▶ Problem description: Retype the lines beneath this one, from the first through the line containing "5년간 계약갱신청구권 사용". Pictures are left out.

○ ○ ○ ○ ○

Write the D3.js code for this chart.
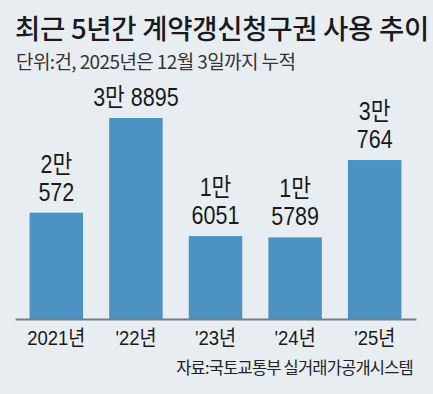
<!DOCTYPE html>
<html>
<head>
<meta charset="utf-8">
<script src="https://cdn.jsdelivr.net/npm/d3@7"></script>
<style>
  html, body { margin: 0; padding: 0; background: #e8edf2; }
  svg { display: block; }
</style>
</head>
<body>
<svg id="chart"></svg>
<script>
// values
const years = ["2021년", "'22년", "'23년", "'24년", "'25년"];
const counts = [20572, 38895, 16051, 15789, 30764];
const labelLines = [["2만", "572"], ["3만 8895"], ["1만", "6051"], ["1만", "5789"], ["3만", "764"]];

const width = 433, height = 394;
const margin = { top: 118, right: 17, bottom: 75, left: 15 };
const krFont = "\"Noto Sans CJK KR\", \"Noto Sans\", sans-serif";
const numFont = "\"Liberation Sans\", \"Noto Sans CJK KR\", sans-serif";

const svg = d3.select("#chart")
    .attr("width", width)
    .attr("height", height)
    .style("font-family", krFont);

svg.append("rect")
    .attr("width", width)
    .attr("height", height)
    .attr("fill", "#e8edf2");

// title + unit line
svg.append("text")
    .attr("x", 15)
    .attr("y", 39)
    .attr("font-size", 27.5)
    .attr("font-weight", 500)
    .attr("letter-spacing", -0.3)
    .attr("fill", "#1a1a1a")
    .text("최근 5년간 계약갱신청구권 사용 추이");

svg.append("text")
    .attr("x", 16)
    .attr("y", 69)
    .attr("font-size", 19)
    .attr("fill", "#333")
    .attr("letter-spacing", -0.6)
    .text("단위:건, 2025년은 12월 3일까지 누적");

const x = d3.scaleBand()
    .domain(years)
    .range([15, 416])
    .paddingInner(0.328)
    .paddingOuter(0.183);

const y = d3.scaleLinear()
    .domain([0, d3.max(counts)])
    .range([height - margin.bottom, margin.top]);

const g = svg.append("g");

g.selectAll("rect.bar")
    .data(counts)
    .enter().append("rect")
    .attr("class", "bar")
    .attr("x", (d, i) => x(years[i]))
    .attr("y", d => y(d))
    .attr("width", x.bandwidth())
    .attr("height", d => y(0) - y(d))
    .attr("fill", "#4a93c3");

// value labels, one or two lines above each bar (one text per line, narrowed)
counts.forEach((d, i) => {
    const lines = labelLines[i];
    const cx = x(years[i]) + x.bandwidth() / 2;
    const base = y(d) - 12;
    lines.forEach((t, j) => {
        g.append("text")
            .attr("class", "val")
            .attr("transform", "translate(" + cx + "," + (base - (lines.length - 1 - j) * 28) + ") scale(0.86,1)")
            .attr("text-anchor", "middle")
            .attr("font-size", 25)
            .attr("fill", "#1a1a1a")
            .style("font-family", numFont)
            .text(t);
    });
});

// x axis
const xAxis = d3.axisBottom(x).tickSize(0).tickPadding(0);
const ax = svg.append("g")
    .attr("transform", "translate(0," + y(0) + ")")
    .call(xAxis);
ax.select(".domain")
    .attr("stroke", "#7a7f86")
    .attr("stroke-width", 2);
ax.selectAll(".tick text")
    .attr("y", 0)
    .attr("dy", 0)
    .attr("transform", "translate(0,26) scale(0.88,1)")
    .attr("font-size", 21)
    .attr("fill", "#1a1a1a")
    .style("font-family", numFont);

// source
svg.append("text")
    .attr("x", 413)
    .attr("y", 374)
    .attr("text-anchor", "end")
    .attr("font-size", 16.5)
    .attr("letter-spacing", -0.8)
    .attr("fill", "#222")
    .text("자료:국토교통부 실거래가공개시스템");
</script>
</body>
</html>
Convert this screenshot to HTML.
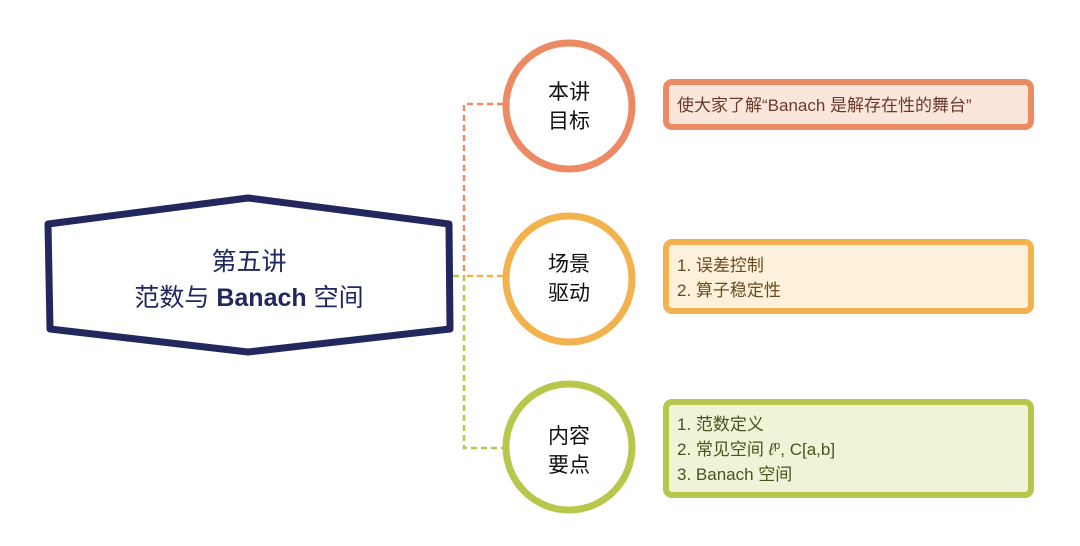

○ ○ ○ ○ ○

▶ Answer in full:
Write the D3.js code for this chart.
<!DOCTYPE html>
<html>
<head>
<meta charset="utf-8">
<script src="https://cdn.jsdelivr.net/npm/d3@7"></script>
<style>
  html, body { margin: 0; padding: 0; background: #e8edf2; }
  svg { display: block; }
</style>
</head>
<body>
<svg id="chart"></svg>
<script>
// values
const years = ["2021년", "'22년", "'23년", "'24년", "'25년"];
const counts = [20572, 38895, 16051, 15789, 30764];
const labelLines = [["2만", "572"], ["3만 8895"], ["1만", "6051"], ["1만", "5789"], ["3만", "764"]];

const width = 433, height = 394;
const margin = { top: 118, right: 17, bottom: 75, left: 15 };
const krFont = "\"Noto Sans CJK KR\", \"Noto Sans\", sans-serif";
const numFont = "\"Liberation Sans\", \"Noto Sans CJK KR\", sans-serif";

const svg = d3.select("#chart")
    .attr("width", width)
    .attr("height", height)
    .style("font-family", krFont);

svg.append("rect")
    .attr("width", width)
    .attr("height", height)
    .attr("fill", "#e8edf2");

// title + unit line
svg.append("text")
    .attr("x", 15)
    .attr("y", 39)
    .attr("font-size", 27.5)
    .attr("font-weight", 500)
    .attr("letter-spacing", -0.3)
    .attr("fill", "#1a1a1a")
    .text("최근 5년간 계약갱신청구권 사용 추이");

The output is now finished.